* [Written task] Restate all of the entries exactly, dropping any pictures they hold.

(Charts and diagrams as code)
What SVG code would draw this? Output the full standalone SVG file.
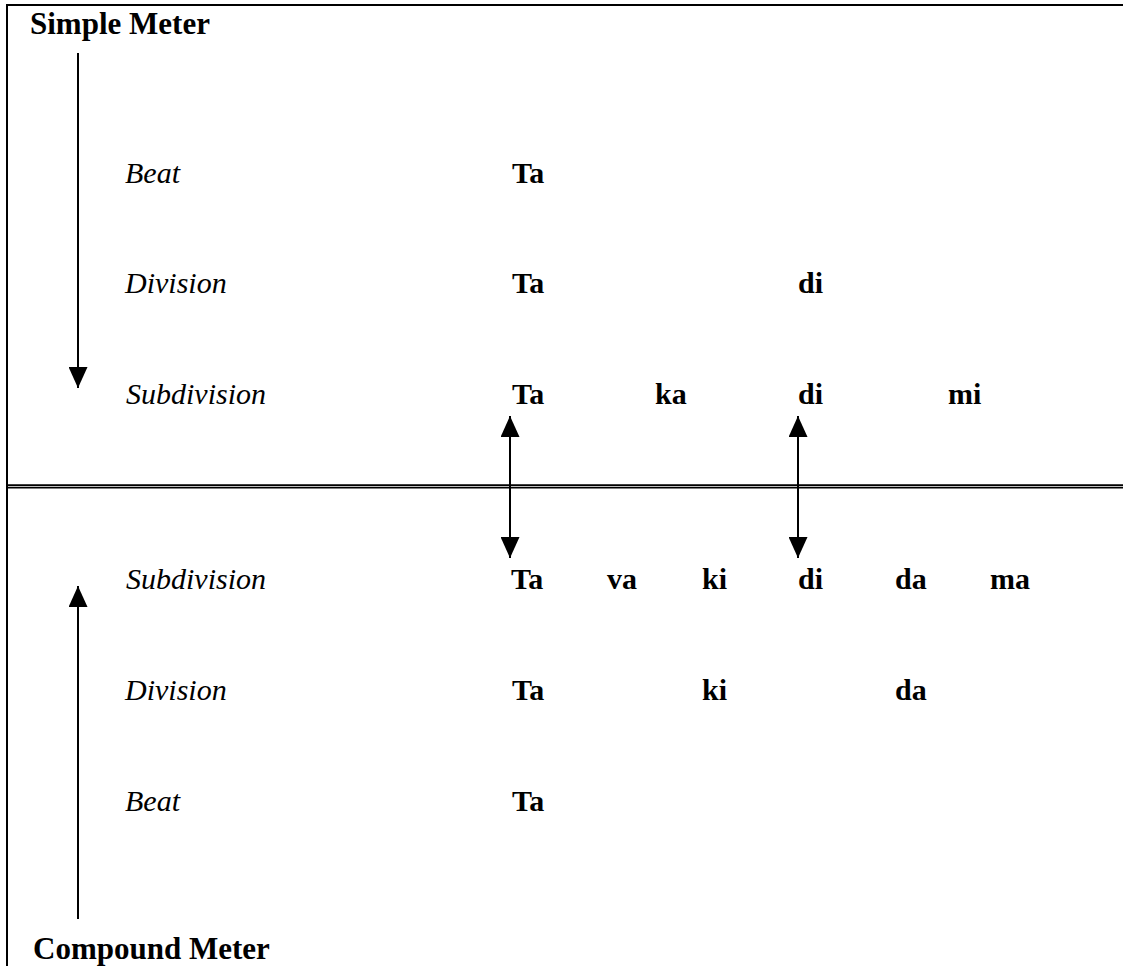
<svg xmlns="http://www.w3.org/2000/svg" width="1123" height="966" viewBox="0 0 1123 966">
  <style>
    .title { font-family: "Liberation Serif", "Times New Roman", serif; font-weight: bold; font-size: 31px; fill: #000; }
    .lvl { font-family: "Liberation Serif", "Times New Roman", serif; font-style: italic; font-size: 30px; fill: #000; }
    .syl { font-family: "Liberation Serif", "Times New Roman", serif; font-weight: bold; font-size: 30px; fill: #000; }
    .frame { stroke: #000; stroke-width: 2; fill: none; }
    .rule { stroke: #000; stroke-width: 1.7; fill: none; }
    .conn { stroke: #000; stroke-width: 2; fill: none; }
  </style>
  <defs>
    <marker id="head" viewBox="0 0 21 19" refX="21" refY="9.5" markerWidth="21" markerHeight="19" markerUnits="userSpaceOnUse" orient="auto">
      <path d="M0,0 L21,9.5 L0,19 Z" fill="#000"/>
    </marker>
  </defs>
  <rect width="1123" height="966" fill="#fff"/>

  <!-- box frames -->
  <g id="frame">
    <line class="frame" x1="6" y1="5" x2="1123" y2="5"/>
    <line class="frame" x1="7" y1="4" x2="7" y2="966"/>
    <line class="rule" x1="7" y1="485.2" x2="1123" y2="485.2"/>
    <line class="rule" x1="7" y1="487.6" x2="1123" y2="487.6"/>
  </g>

  <!-- connectors -->
  <g id="connectors">
    <line class="conn" x1="78" y1="53" x2="78" y2="388" marker-end="url(#head)"/>
    <line class="conn" x1="78" y1="919" x2="78" y2="586" marker-end="url(#head)"/>
    <line class="conn" x1="510" y1="487" x2="510" y2="416" marker-end="url(#head)"/>
    <line class="conn" x1="510" y1="487" x2="510" y2="558" marker-end="url(#head)"/>
    <line class="conn" x1="798" y1="487" x2="798" y2="416" marker-end="url(#head)"/>
    <line class="conn" x1="798" y1="487" x2="798" y2="558" marker-end="url(#head)"/>
  </g>

  <g id="simple-meter">
    <text class="title" x="30" y="34">Simple Meter</text>
  </g>

  <g id="simple-beat">
    <text class="lvl" x="125" y="183">Beat</text>
    <text class="syl" x="512" y="183">Ta</text>
  </g>
  <g id="simple-division">
    <text class="lvl" x="125" y="293">Division</text>
    <text class="syl" x="512" y="293">Ta</text>
    <text class="syl" x="798" y="293">di</text>
  </g>
  <g id="simple-subdivision">
    <text class="lvl" x="126" y="404">Subdivision</text>
    <text class="syl" x="512" y="404">Ta</text>
    <text class="syl" x="655" y="404">ka</text>
    <text class="syl" x="798" y="404">di</text>
    <text class="syl" x="948" y="404">mi</text>
  </g>

  <g id="compound-subdivision">
    <text class="lvl" x="126" y="589">Subdivision</text>
    <text class="syl" x="511" y="589">Ta</text>
    <text class="syl" x="607" y="589">va</text>
    <text class="syl" x="702" y="589">ki</text>
    <text class="syl" x="798" y="589">di</text>
    <text class="syl" x="895" y="589">da</text>
    <text class="syl" x="990" y="589">ma</text>
  </g>
  <g id="compound-division">
    <text class="lvl" x="125" y="700">Division</text>
    <text class="syl" x="512" y="700">Ta</text>
    <text class="syl" x="702" y="700">ki</text>
    <text class="syl" x="895" y="700">da</text>
  </g>
  <g id="compound-beat">
    <text class="lvl" x="125" y="811">Beat</text>
    <text class="syl" x="512" y="811">Ta</text>
  </g>

  <g id="compound-meter">
    <text class="title" x="33" y="959">Compound Meter</text>
  </g>
</svg>
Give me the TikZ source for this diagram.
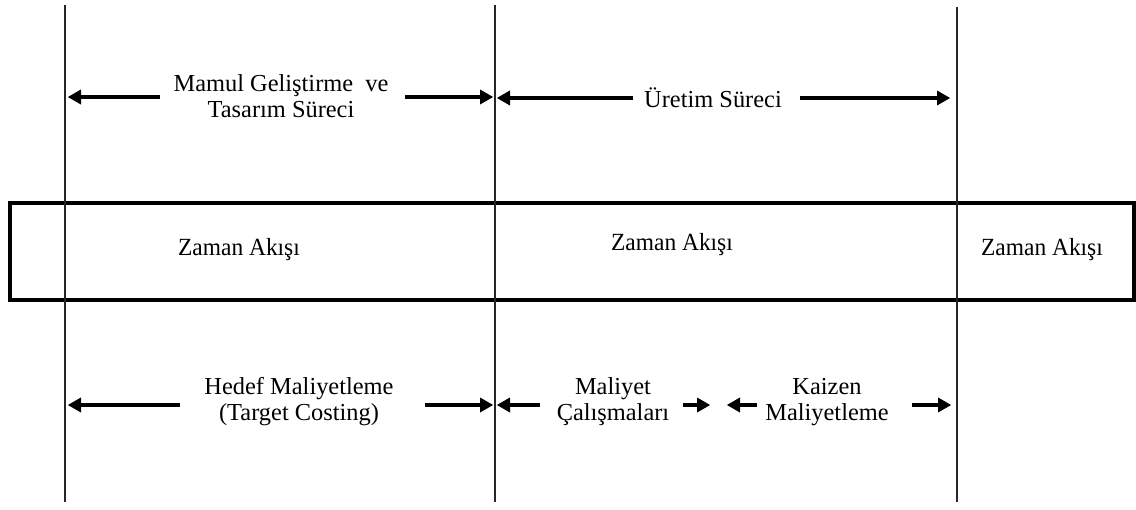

* [Reply]
What SVG code would draw this? Output the full standalone SVG file.
<svg xmlns="http://www.w3.org/2000/svg" width="1123" height="966" viewBox="0 0 1123 966">
  <style>
    .title { font-family: "Liberation Serif", "Times New Roman", serif; font-weight: bold; font-size: 31px; fill: #000; }
    .lvl { font-family: "Liberation Serif", "Times New Roman", serif; font-style: italic; font-size: 30px; fill: #000; }
    .syl { font-family: "Liberation Serif", "Times New Roman", serif; font-weight: bold; font-size: 30px; fill: #000; }
    .frame { stroke: #000; stroke-width: 2; fill: none; }
    .rule { stroke: #000; stroke-width: 1.7; fill: none; }
    .conn { stroke: #000; stroke-width: 2; fill: none; }
  </style>
  <defs>
    <marker id="head" viewBox="0 0 21 19" refX="21" refY="9.5" markerWidth="21" markerHeight="19" markerUnits="userSpaceOnUse" orient="auto">
      <path d="M0,0 L21,9.5 L0,19 Z" fill="#000"/>
    </marker>
  </defs>
  <rect width="1123" height="966" fill="#fff"/>

  <!-- box frames -->
  <g id="frame">
    <line class="frame" x1="6" y1="5" x2="1123" y2="5"/>
    <line class="frame" x1="7" y1="4" x2="7" y2="966"/>
    <line class="rule" x1="7" y1="485.2" x2="1123" y2="485.2"/>
    <line class="rule" x1="7" y1="487.6" x2="1123" y2="487.6"/>
  </g>

  <!-- connectors -->
  <g id="connectors">
    <line class="conn" x1="78" y1="53" x2="78" y2="388" marker-end="url(#head)"/>
    <line class="conn" x1="78" y1="919" x2="78" y2="586" marker-end="url(#head)"/>
    <line class="conn" x1="510" y1="487" x2="510" y2="416" marker-end="url(#head)"/>
    <line class="conn" x1="510" y1="487" x2="510" y2="558" marker-end="url(#head)"/>
    <line class="conn" x1="798" y1="487" x2="798" y2="416" marker-end="url(#head)"/>
    <line class="conn" x1="798" y1="487" x2="798" y2="558" marker-end="url(#head)"/>
  </g>

  <g id="simple-meter">
    <text class="title" x="30" y="34">Simple Meter</text>
  </g>

  <g id="simple-beat">
    <text class="lvl" x="125" y="183">Beat</text>
    <text class="syl" x="512" y="183">Ta</text>
  </g>
  <g id="simple-division">
    <text class="lvl" x="125" y="293">Division</text>
    <text class="syl" x="512" y="293">Ta</text>
    <text class="syl" x="798" y="293">di</text>
  </g>
  <g id="simple-subdivision">
    <text class="lvl" x="126" y="404">Subdivision</text>
    <text class="syl" x="512" y="404">Ta</text>
    <text class="syl" x="655" y="404">ka</text>
    <text class="syl" x="798" y="404">di</text>
    <text class="syl" x="948" y="404">mi</text>
  </g>

  <g id="compound-subdivision">
    <text class="lvl" x="126" y="589">Subdivision</text>
    <text class="syl" x="511" y="589">Ta</text>
    <text class="syl" x="607" y="589">va</text>
    <text class="syl" x="702" y="589">ki</text>
    <text class="syl" x="798" y="589">di</text>
    <text class="syl" x="895" y="589">da</text>
    <text class="syl" x="990" y="589">ma</text>
  </g>
  <g id="compound-division">
    <text class="lvl" x="125" y="700">Division</text>
    <text class="syl" x="512" y="700">Ta</text>
    <text class="syl" x="702" y="700">ki</text>
    <text class="syl" x="895" y="700">da</text>
  </g>
  <g id="compound-beat">
    <text class="lvl" x="125" y="811">Beat</text>
    <text class="syl" x="512" y="811">Ta</text>
  </g>

  <g id="compound-meter">
    <text class="title" x="33" y="959">Compound Meter</text>
  </g>
</svg>
Give me the TikZ source for this diagram.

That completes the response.